PROBLEM DETAILS:
Omit the pictures from the entries below and retype everything else exactly.

====== RAW DATA ======

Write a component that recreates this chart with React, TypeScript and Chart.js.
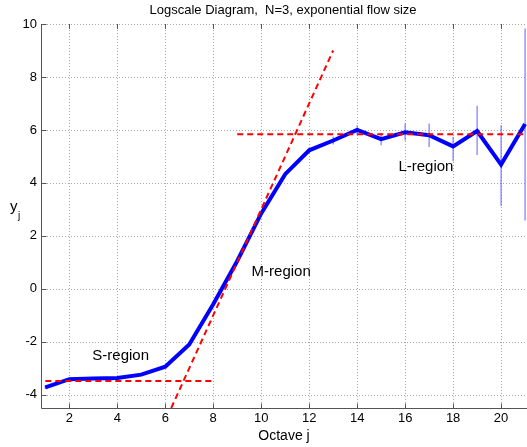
import React, { useEffect, useRef } from "react";
import { Chart, registerables } from "chart.js";

Chart.register(...registerables);

// ---- data ----
const octaves = [1, 2, 3, 4, 5, 6, 7, 8, 9, 10, 11, 12, 13, 14, 15, 16, 17, 18, 19, 20, 21];
const yj = [-3.72, -3.41, -3.39, -3.37, -3.24, -2.94, -2.1, -0.58, 1.05, 2.85, 4.33, 5.23, 5.6, 6.0, 5.65, 5.91, 5.8, 5.38, 5.96, 4.69, 6.22];
const errLow = [-3.78, -3.46, -3.44, -3.42, -3.29, -2.99, -2.15, -0.64, 0.98, 2.77, 4.24, 5.12, 5.45, 5.8, 5.42, 5.6, 5.36, 4.82, 5.05, 3.13, 2.58];
const errHigh = [-3.66, -3.36, -3.34, -3.32, -3.19, -2.89, -2.05, -0.52, 1.12, 2.93, 4.42, 5.34, 5.75, 6.18, 5.88, 6.25, 6.24, 5.74, 6.91, 6.18, 9.83];

const sFitX = [1, 8];
const sFitY = [-3.48, -3.48];
const mFitX = [6.25, 13];
const mFitY = [-4.5, 9];
const lFitX = [9, 21];
const lFitY = [5.84, 5.84];

const xTicks = [2, 4, 6, 8, 10, 12, 14, 16, 18, 20];
const yTicks = [-4, -2, 0, 2, 4, 6, 8, 10];

const titleText = "Logscale Diagram,  N=3, exponential flow size";
const xLabel = "Octave j";
const regionNames = ["S-region", "M-region", "L-region"];
const regionAtX = [2.96, 9.6, 15.72];
const regionAtY = [-2.69, 0.48, 4.45];

const FONT = "'Liberation Sans', Arial, Helvetica, sans-serif";

const framePlugin = {
  id: "matlabFrame",
  beforeDatasetsDraw(chart: any) {
    const { ctx, chartArea, scales } = chart;
    const { left, right, top, bottom } = chartArea;
    const xs = scales.x;
    const ys = scales.y;
    ctx.save();
    ctx.strokeStyle = "#a8a8a8";
    ctx.lineWidth = 1;
    ctx.setLineDash([1, 2]);
    ctx.beginPath();
    xTicks.forEach((v) => {
      const px = Math.round(xs.getPixelForValue(v)) + 0.5;
      ctx.moveTo(px, top);
      ctx.lineTo(px, bottom);
    });
    yTicks.forEach((v) => {
      const py = Math.round(ys.getPixelForValue(v)) + 0.5;
      ctx.moveTo(left, py);
      ctx.lineTo(right, py);
    });
    ctx.stroke();
    ctx.restore();
  },
  afterDraw(chart: any) {
    const { ctx, chartArea, scales } = chart;
    const { left, right, top, bottom } = chartArea;
    const xs = scales.x;
    const ys = scales.y;
    ctx.save();
    // axes
    ctx.strokeStyle = "#555555";
    ctx.lineWidth = 1;
    ctx.beginPath();
    const lx = Math.round(left) + 0.5;
    const by = Math.round(bottom) + 0.5;
    ctx.moveTo(lx, Math.round(top));
    ctx.lineTo(lx, by);
    ctx.lineTo(right, by);
    // ticks inward
    const tl = 5;
    xTicks.forEach((v) => {
      const px = Math.round(xs.getPixelForValue(v)) + 0.5;
      ctx.moveTo(px, by);
      ctx.lineTo(px, by - tl);
      ctx.moveTo(px, top);
      ctx.lineTo(px, top + tl);
    });
    yTicks.forEach((v) => {
      const py = Math.round(ys.getPixelForValue(v)) + 0.5;
      ctx.moveTo(lx, py);
      ctx.lineTo(lx + tl, py);
    });
    ctx.stroke();

    // title
    ctx.fillStyle = "#000";
    ctx.textAlign = "center";
    ctx.textBaseline = "alphabetic";
    ctx.font = `13px ${FONT}`;
    ctx.fillText(titleText, (left + right) / 2 - 1, 14);

    // x label
    ctx.font = `14px ${FONT}`;
    ctx.fillText(xLabel, (left + right) / 2, 440);

    // y label
    ctx.textAlign = "left";
    ctx.font = `15px ${FONT}`;
    ctx.fillText("y", 10, 211);
    ctx.font = `10px ${FONT}`;
    ctx.fillText("j", 18, 219);

    // region labels
    ctx.font = `15px ${FONT}`;
    regionNames.forEach((name, i) => {
      ctx.fillText(name, xs.getPixelForValue(regionAtX[i]), ys.getPixelForValue(regionAtY[i]));
    });
    ctx.restore();
  },
};

export default function App() {
  const canvasRef = useRef<HTMLCanvasElement | null>(null);

  useEffect(() => {
    const canvas = canvasRef.current;
    if (!canvas) return;
    const errData: any[] = [];
    octaves.forEach((j, i) => {
      errData.push({ x: j, y: errLow[i] }, { x: j, y: errHigh[i] }, { x: j, y: null });
    });
    const fitStyle = {
      borderColor: "#ff0000",
      borderWidth: 2,
      borderDash: [6, 4],
      pointRadius: 0,
      fill: false,
      tension: 0,
    };
    const chart = new Chart(canvas, {
      type: "line",
      data: {
        datasets: [
          { label: "S fit", data: sFitX.map((x, i) => ({ x, y: sFitY[i] })), ...fitStyle, order: 0 },
          { label: "M fit", data: mFitX.map((x, i) => ({ x, y: mFitY[i] })), ...fitStyle, order: 0 },
          { label: "L fit", data: lFitX.map((x, i) => ({ x, y: lFitY[i] })), ...fitStyle, order: 0 },
          {
            label: "yj",
            data: octaves.map((x, i) => ({ x, y: yj[i] })),
            borderColor: "#0000ff",
            borderWidth: 4,
            pointRadius: 0,
            fill: false,
            tension: 0,
            order: 1,
          },
          {
            label: "confidence",
            data: errData,
            borderColor: "rgba(100,100,255,0.85)",
            borderWidth: 1.2,
            pointRadius: 0,
            fill: false,
            spanGaps: false,
            tension: 0,
            order: 2,
          },
        ] as any,
      },
      options: {
        responsive: false,
        animation: false,
        devicePixelRatio: 1,
        layout: { padding: { top: 24, right: 0, left: 0, bottom: 0 } },
        plugins: {
          legend: { display: false },
          tooltip: { enabled: false },
          title: { display: false },
        },
        scales: {
          x: {
            type: "linear",
            min: 0.82,
            max: 21.08,
            afterBuildTicks: (s: any) => {
              s.ticks = xTicks.map((v) => ({ value: v }));
            },
            afterFit: (s: any) => {
              s.height = 39;
            },
            grid: { display: false, drawTicks: false },
            border: { display: false },
            ticks: {
              font: { family: FONT, size: 13 },
              color: "#000",
              padding: 3,
              maxRotation: 0,
              autoSkip: false,
            },
          },
          y: {
            type: "linear",
            min: -4.5,
            max: 10,
            afterBuildTicks: (s: any) => {
              s.ticks = yTicks.map((v) => ({ value: v }));
            },
            afterFit: (s: any) => {
              s.width = 41;
            },
            grid: { display: false, drawTicks: false },
            border: { display: false },
            ticks: {
              font: { family: FONT, size: 13 },
              color: "#000",
              padding: 4,
              autoSkip: false,
            },
          },
        },
      } as any,
      plugins: [framePlugin],
    });
    return () => chart.destroy();
  }, []);

  return (
    <div style={{ position: "absolute", left: 0, top: 0, width: 527, height: 447, background: "#fff" }}>
      <canvas ref={canvasRef} width={527} height={447} style={{ display: "block" }} />
    </div>
  );
}
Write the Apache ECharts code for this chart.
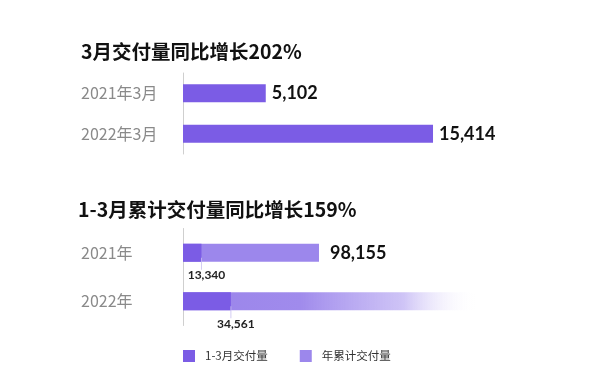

======

FULL OUTPUT:
Write a component that recreates this chart with React, TypeScript and Chart.js.
import React, { useEffect, useRef } from "react";
import { Chart, registerables } from "chart.js";

Chart.register(...registerables);

// ---- data ----
const octaves = [1, 2, 3, 4, 5, 6, 7, 8, 9, 10, 11, 12, 13, 14, 15, 16, 17, 18, 19, 20, 21];
const yj = [-3.72, -3.41, -3.39, -3.37, -3.24, -2.94, -2.1, -0.58, 1.05, 2.85, 4.33, 5.23, 5.6, 6.0, 5.65, 5.91, 5.8, 5.38, 5.96, 4.69, 6.22];
const errLow = [-3.78, -3.46, -3.44, -3.42, -3.29, -2.99, -2.15, -0.64, 0.98, 2.77, 4.24, 5.12, 5.45, 5.8, 5.42, 5.6, 5.36, 4.82, 5.05, 3.13, 2.58];
const errHigh = [-3.66, -3.36, -3.34, -3.32, -3.19, -2.89, -2.05, -0.52, 1.12, 2.93, 4.42, 5.34, 5.75, 6.18, 5.88, 6.25, 6.24, 5.74, 6.91, 6.18, 9.83];

const sFitX = [1, 8];
const sFitY = [-3.48, -3.48];
const mFitX = [6.25, 13];
const mFitY = [-4.5, 9];
const lFitX = [9, 21];
const lFitY = [5.84, 5.84];

const xTicks = [2, 4, 6, 8, 10, 12, 14, 16, 18, 20];
const yTicks = [-4, -2, 0, 2, 4, 6, 8, 10];

const titleText = "Logscale Diagram,  N=3, exponential flow size";
const xLabel = "Octave j";
const regionNames = ["S-region", "M-region", "L-region"];
const regionAtX = [2.96, 9.6, 15.72];
const regionAtY = [-2.69, 0.48, 4.45];

const FONT = "'Liberation Sans', Arial, Helvetica, sans-serif";

const framePlugin = {
  id: "matlabFrame",
  beforeDatasetsDraw(chart: any) {
    const { ctx, chartArea, scales } = chart;
    const { left, right, top, bottom } = chartArea;
    const xs = scales.x;
    const ys = scales.y;
    ctx.save();
    ctx.strokeStyle = "#a8a8a8";
    ctx.lineWidth = 1;
    ctx.setLineDash([1, 2]);
    ctx.beginPath();
    xTicks.forEach((v) => {
      const px = Math.round(xs.getPixelForValue(v)) + 0.5;
      ctx.moveTo(px, top);
      ctx.lineTo(px, bottom);
    });
    yTicks.forEach((v) => {
      const py = Math.round(ys.getPixelForValue(v)) + 0.5;
      ctx.moveTo(left, py);
      ctx.lineTo(right, py);
    });
    ctx.stroke();
    ctx.restore();
  },
  afterDraw(chart: any) {
    const { ctx, chartArea, scales } = chart;
    const { left, right, top, bottom } = chartArea;
    const xs = scales.x;
    const ys = scales.y;
    ctx.save();
    // axes
    ctx.strokeStyle = "#555555";
    ctx.lineWidth = 1;
    ctx.beginPath();
    const lx = Math.round(left) + 0.5;
    const by = Math.round(bottom) + 0.5;
    ctx.moveTo(lx, Math.round(top));
    ctx.lineTo(lx, by);
    ctx.lineTo(right, by);
    // ticks inward
    const tl = 5;
    xTicks.forEach((v) => {
      const px = Math.round(xs.getPixelForValue(v)) + 0.5;
      ctx.moveTo(px, by);
      ctx.lineTo(px, by - tl);
      ctx.moveTo(px, top);
      ctx.lineTo(px, top + tl);
    });
    yTicks.forEach((v) => {
      const py = Math.round(ys.getPixelForValue(v)) + 0.5;
      ctx.moveTo(lx, py);
      ctx.lineTo(lx + tl, py);
    });
    ctx.stroke();

    // title
    ctx.fillStyle = "#000";
    ctx.textAlign = "center";
    ctx.textBaseline = "alphabetic";
    ctx.font = `13px ${FONT}`;
    ctx.fillText(titleText, (left + right) / 2 - 1, 14);

    // x label
    ctx.font = `14px ${FONT}`;
    ctx.fillText(xLabel, (left + right) / 2, 440);

    // y label
    ctx.textAlign = "left";
    ctx.font = `15px ${FONT}`;
    ctx.fillText("y", 10, 211);
    ctx.font = `10px ${FONT}`;
    ctx.fillText("j", 18, 219);

    // region labels
    ctx.font = `15px ${FONT}`;
    regionNames.forEach((name, i) => {
      ctx.fillText(name, xs.getPixelForValue(regionAtX[i]), ys.getPixelForValue(regionAtY[i]));
    });
    ctx.restore();
  },
};

export default function App() {
  const canvasRef = useRef<HTMLCanvasElement | null>(null);

  useEffect(() => {
    const canvas = canvasRef.current;
    if (!canvas) return;
    const errData: any[] = [];
    octaves.forEach((j, i) => {
      errData.push({ x: j, y: errLow[i] }, { x: j, y: errHigh[i] }, { x: j, y: null });
    });
    const fitStyle = {
      borderColor: "#ff0000",
      borderWidth: 2,
      borderDash: [6, 4],
      pointRadius: 0,
      fill: false,
      tension: 0,
    };
    const chart = new Chart(canvas, {
      type: "line",
      data: {
        datasets: [
          { label: "S fit", data: sFitX.map((x, i) => ({ x, y: sFitY[i] })), ...fitStyle, order: 0 },
          { label: "M fit", data: mFitX.map((x, i) => ({ x, y: mFitY[i] })), ...fitStyle, order: 0 },
          { label: "L fit", data: lFitX.map((x, i) => ({ x, y: lFitY[i] })), ...fitStyle, order: 0 },
          {
            label: "yj",
            data: octaves.map((x, i) => ({ x, y: yj[i] })),
            borderColor: "#0000ff",
            borderWidth: 4,
            pointRadius: 0,
            fill: false,
            tension: 0,
            order: 1,
          },
          {
            label: "confidence",
            data: errData,
            borderColor: "rgba(100,100,255,0.85)",
            borderWidth: 1.2,
            pointRadius: 0,
            fill: false,
            spanGaps: false,
            tension: 0,
            order: 2,
          },
        ] as any,
      },
      options: {
        responsive: false,
        animation: false,
        devicePixelRatio: 1,
        layout: { padding: { top: 24, right: 0, left: 0, bottom: 0 } },
        plugins: {
          legend: { display: false },
          tooltip: { enabled: false },
          title: { display: false },
        },
        scales: {
          x: {
            type: "linear",
            min: 0.82,
            max: 21.08,
            afterBuildTicks: (s: any) => {
              s.ticks = xTicks.map((v) => ({ value: v }));
            },
            afterFit: (s: any) => {
              s.height = 39;
            },
            grid: { display: false, drawTicks: false },
            border: { display: false },
            ticks: {
              font: { family: FONT, size: 13 },
              color: "#000",
              padding: 3,
              maxRotation: 0,
              autoSkip: false,
            },
          },
          y: {
            type: "linear",
            min: -4.5,
            max: 10,
            afterBuildTicks: (s: any) => {
              s.ticks = yTicks.map((v) => ({ value: v }));
            },
            afterFit: (s: any) => {
              s.width = 41;
            },
            grid: { display: false, drawTicks: false },
            border: { display: false },
            ticks: {
              font: { family: FONT, size: 13 },
              color: "#000",
              padding: 4,
              autoSkip: false,
            },
          },
        },
      } as any,
      plugins: [framePlugin],
    });
    return () => chart.destroy();
  }, []);

  return (
    <div style={{ position: "absolute", left: 0, top: 0, width: 527, height: 447, background: "#fff" }}>
      <canvas ref={canvasRef} width={527} height={447} style={{ display: "block" }} />
    </div>
  );
}
Write the Apache ECharts code for this chart.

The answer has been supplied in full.